Quando i cinquant’anni sono stati raggiunti e superati con la velocità del suono di una sirena arrabbiata, tre sono le possibilità che rimangono all’uomo che non vuole rimanere ad attendere l’impatto indifeso e inconsapevole: farsi l’amante, farsi una macchina rossa, scrivere un blog. Dato che mi state leggendo (davvero? Mi state davvero leggendo?) avete compreso che ho scartato le prime due ipotesi. E per scelta volontaria e creduta, non certo forzata.

Ma che cosa e perché scrivere? Condividere, o l’illusione di farlo, aiuta spesso a sentirsi in compagnia di fronte alla piccole battaglie della vita: quelle grandi, si sa, le si può affrontare solo in compagnia di se stessi, senza nessuno scudiero o cavaliere al proprio fianco.

La prima delle sfide e quella che affettuosamente potremmo definire di san Giuseppe, che di fatto nomino mio speciale e personale protettore confidando sulla sua ironia e bonomia. In che cosa consiste questa sindrome? Nel sentirsi ovviamente il più imperfetto della famiglia dovendone invece apparire la guida salda. Non che con questo voglia affidarmi a una melliflua umiltà fasulla, l’autocompiacimento di sentirsi negare la denigrazione e gustare così una vanitosa ricompensa per la propria maliziosa modestia. Affatto. Lauto compiacimento può derivare solo dalla concretezza. Non che non sia vanitoso, tutt’altro: la vanità è sempre in agguato, come ben sa il diavolo impersonato da Al Pacino nel mondo degli avvocati.
Gli è che essendo proprio vanitoso e anche intelligente, so bene che l’ambizioso deve attingere a piene mani all’umiltà: per crescere, ambizione che può essere anche nobile e saggia, bisogna capire dove migliorare. E per capirlo non c’è che l’umiltà.
L’ambizioso vanesio e superbo farà una brutta e rapida fine.

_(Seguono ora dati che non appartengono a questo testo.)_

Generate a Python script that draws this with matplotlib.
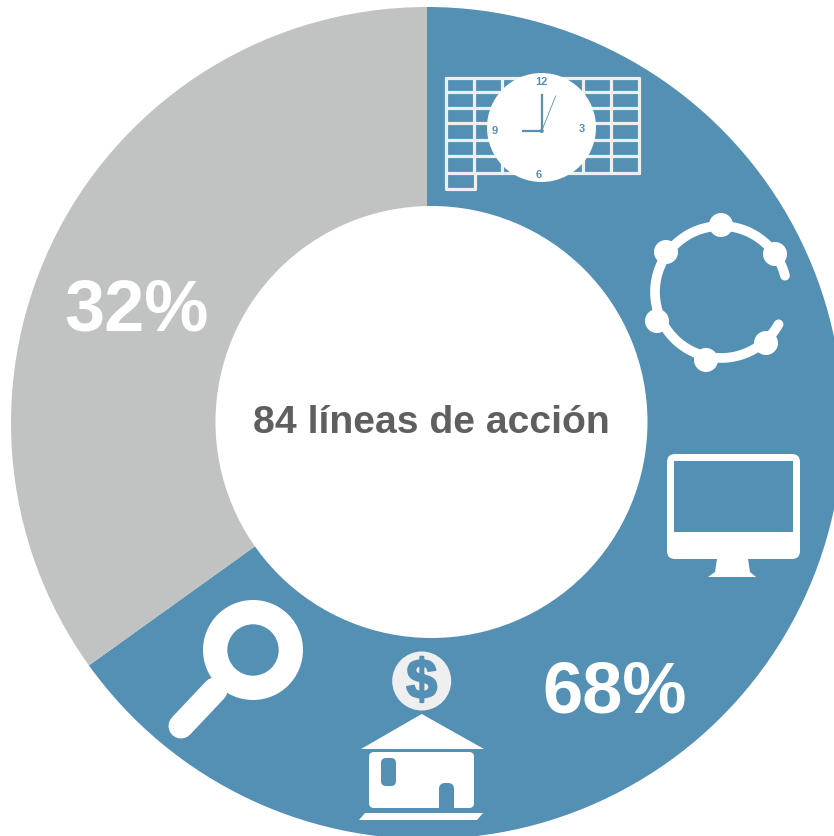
import numpy as np
import matplotlib
matplotlib.use('Agg')
import matplotlib.pyplot as plt
import matplotlib.patheffects as pe
from matplotlib.patches import Circle, FancyBboxPatch, Polygon

plt.rcParams['font.family'] = ['Liberation Sans', 'DejaVu Sans']

# Shares as drawn in the picture, labels as printed on it
categories = ['68%', '32%']
drawn_shares = [65.1, 34.9]
center_label = '84 líneas de acción'
clock_numbers = ['12', '3', '6', '9']

BLUE = '#5390B4'
GREY = '#C1C3C2'
WHITE = '#FFFFFF'
LIGHT = '#EFEFEF'

fig = plt.figure(figsize=(8.34, 8.37), dpi=100)
ax = fig.add_axes([0, 0, 1, 1])

# y axis is inverted below so the angles run clockwise from the top
ax.pie(drawn_shares, colors=[BLUE, GREY], center=(427, 423), radius=416,
       startangle=270, counterclock=True, wedgeprops={'linewidth': 0})
ax.set_xlim(0, 834)
ax.set_ylim(836, -1)
ax.set_aspect('auto')
ax.axis('off')

ax.add_patch(Circle((431.5, 422), 216, fc=WHITE, ec='none'))


def rounded(x0, y0, x1, y1, r, color, z=3):
    ax.add_patch(FancyBboxPatch((x0 + r, y0 + r), x1 - x0 - 2 * r, y1 - y0 - 2 * r,
                                boxstyle='round,pad=%f,rounding_size=%f' % (r, r),
                                fc=color, ec='none', zorder=z))


# Calendar grid
grid_kw = dict(color=LIGHT, lw=2.3, solid_capstyle='round', zorder=3)
for x in [446, 474, 502, 529.5, 556, 583, 611, 639]:
    ax.plot([x, x], [78, 173], **grid_kw)
for y in [78, 92, 108, 123, 140, 156, 173]:
    ax.plot([446, 639], [y, y], **grid_kw)
ax.plot([446, 446, 475, 475], [173, 189, 189, 173], **grid_kw)

# Clock
ax.add_patch(Circle((541.5, 127.5), 54.5, fc=WHITE, ec='none', zorder=4))
ax.plot([541.7, 541.7], [131, 95], color=BLUE, lw=1.6, zorder=5)
ax.plot([541.7, 523], [131, 131], color=BLUE, lw=1.6, zorder=5)
ax.plot([541.7, 555.7], [131, 96], color=BLUE, lw=0.6, zorder=5)
ax.add_patch(Circle((541.7, 131), 2, fc=BLUE, ec='none', zorder=5))
for txt, (x, y) in zip(clock_numbers, [(541, 81), (582, 128), (539, 174), (495, 130)]):
    ax.text(x, y, txt, color=BLUE, fontsize=8, fontweight='bold',
            ha='center', va='center', zorder=5)

# Ring with nodes
theta = np.radians(np.linspace(29.3, 345.7, 120))
ax.plot(721 + 66 * np.cos(theta), 292 + 66 * np.sin(theta), color=WHITE, lw=7,
        solid_capstyle='round', zorder=3)
for x, y in [(721, 225), (666, 252), (775, 254), (657, 321), (706, 360), (766, 343)]:
    ax.add_patch(Circle((x, y), 12, fc=WHITE, ec='none', zorder=3))

# Monitor
rounded(667, 454, 800, 559, 8, WHITE)
ax.add_patch(Polygon([(674, 461), (793, 461), (793, 532), (674, 532)], fc=BLUE, ec='none', zorder=4))
ax.add_patch(Polygon([(717, 559), (748, 559), (750, 572), (756, 577), (708, 577), (715, 572)],
                     fc=WHITE, ec='none', zorder=3))

# Coin and house
ax.add_patch(Circle((421.7, 681), 29.5, fc=LIGHT, ec='none', zorder=3))
ax.text(421.7, 684, '$', color=BLUE, fontsize=40, fontweight='bold',
        ha='center', va='center', zorder=4,
        path_effects=[pe.withStroke(linewidth=1.5, foreground=BLUE)])
ax.add_patch(Polygon([(421.7, 714), (484, 749), (361, 749)], fc=WHITE, ec='none', zorder=3))
rounded(369, 752, 474, 808, 5, WHITE)
rounded(381, 758, 396, 786, 5, BLUE, z=4)
rounded(439, 783, 454, 815, 6, BLUE, z=4)
ax.add_patch(Polygon([(440, 808), (460, 808), (460, 812), (440, 812)], fc=BLUE, ec='none', zorder=4))
ax.add_patch(Polygon([(365, 813), (483, 813), (477, 820), (359, 820)], fc=WHITE, ec='none', zorder=5))

# Magnifier
ax.plot([215, 181], [690, 726], color=WHITE, lw=18, solid_capstyle='round', zorder=3)
ax.add_patch(Circle((253, 650), 50, fc=WHITE, ec='none', zorder=3))
ax.add_patch(Circle((253, 650), 25.7, fc=BLUE, ec='none', zorder=4))

# Texts
ax.text(615, 693, categories[0], color=WHITE, fontsize=52, fontweight='bold',
        ha='center', va='center', zorder=6)
ax.text(137, 311, categories[1], color=WHITE, fontsize=52, fontweight='bold',
        ha='center', va='center', zorder=6)
ax.text(431.5, 422, center_label, color='#5F5F5F', fontsize=28.2, fontweight='bold',
        ha='center', va='center', zorder=6)

fig.savefig('out.png', dpi=100, facecolor='white')
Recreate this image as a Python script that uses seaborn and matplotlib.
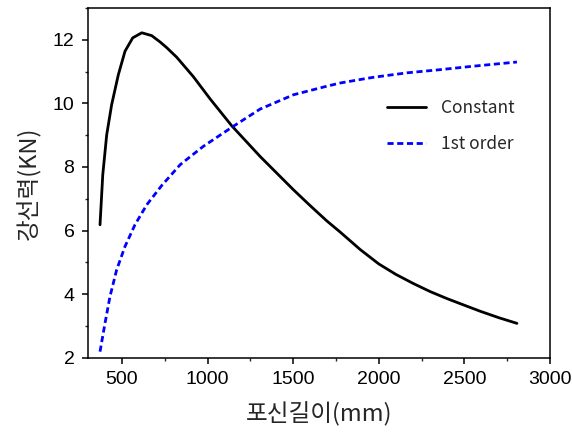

Quindi qui sto: con una moglie tendente alla perfezione, pur con difetti marginali che provocano in me tanto irritazioni quanto ammirazione per la loro trascurabile banalità; con tre figli che, come recitano brutti film, hanno preso maggiormente da me i difetti, e quindi non posso accusarli di una eredità che ho trasmesso loro; con un lavoro che amo e che ogni mese mi sfida sempre di più, aiutandomi a non fare mai mia la sicurezza.
Di che scrivere dunque?

Della precarietà, della inadeguatezza che mi rende comico a me stesso, specchio delle cose che ho appreso e che rivedo, con squarciante veridicità, nel mio quotidiano.

venerdì 18 novembre 2011

La lunghezza è importante


Prossimo post martedì 22 novembre




In un vecchio film della mia generazione, dove un pugno di attori allora giovani dava il meglio di sé in una vicenda più teatrale che cinematografica, Jeff Goldblum interpreta il ruolo di un giornalista, che ad un certo punto dispensa la regola d’oro della pubblicistica: “mai scrivere un pezzo più lungo della cag…. media di un americano” (absit iniuria verbis). Ho preso questo suggerimento molto sul serio specie nel momento in cui ho iniziato a scrivere blog, non perché pensi che quello sia il luogo ideale dove leggere i diari on line, ma perché fuor di metafora, credo che ormai nessuno sia più in grado di conquistare l’attenzione altrui per più di 3-4 minuti, specie sul web.
Capita invece di incrociare spesso post lunghi più di due videate, o di vedere comparire sulle proprie bacheche di FB risposte che argomentano il proprio dissenso, o consenso, con centinaia di righe, link, richiami, illudendosi che qualcuno si soffermi fino in fondo, mente aperta, sui ragionamenti, sempre che non siano vaneggiamenti.
Ora sarà un caso, ma forse no, ma il 98% di questi prolissi scrittori sono… donne.
Già perché il famoso detto che le donne hanno da usare circa 30.000 parole in più degli uomini ogni giorno, vale anche per lo scritto. O forse, dato che ormai gli uomini ascoltano meno, le signore si sfogano sul web scrivendo a dismisura.
L’uomo è sintetico per necessità, dicono gli esperti, perché più di un tema alla volta non riesce a gestire. E se parla, parla di una cosa sola alla volta. Il che, a ben vedere, non è un male. Anzi.  E detto questo qui chiudo, per non smentire l’assunto di partenza.
Porrò fine con una frase saggia della quale il nome dell’autore si perde nella mia memoria di ultracinquantenne: “Scusami: se avessi avuto più tempo ti avrei scritto una lettera più breve”.
Una cosa dell’autore la ricordo però: non era certamente una donna!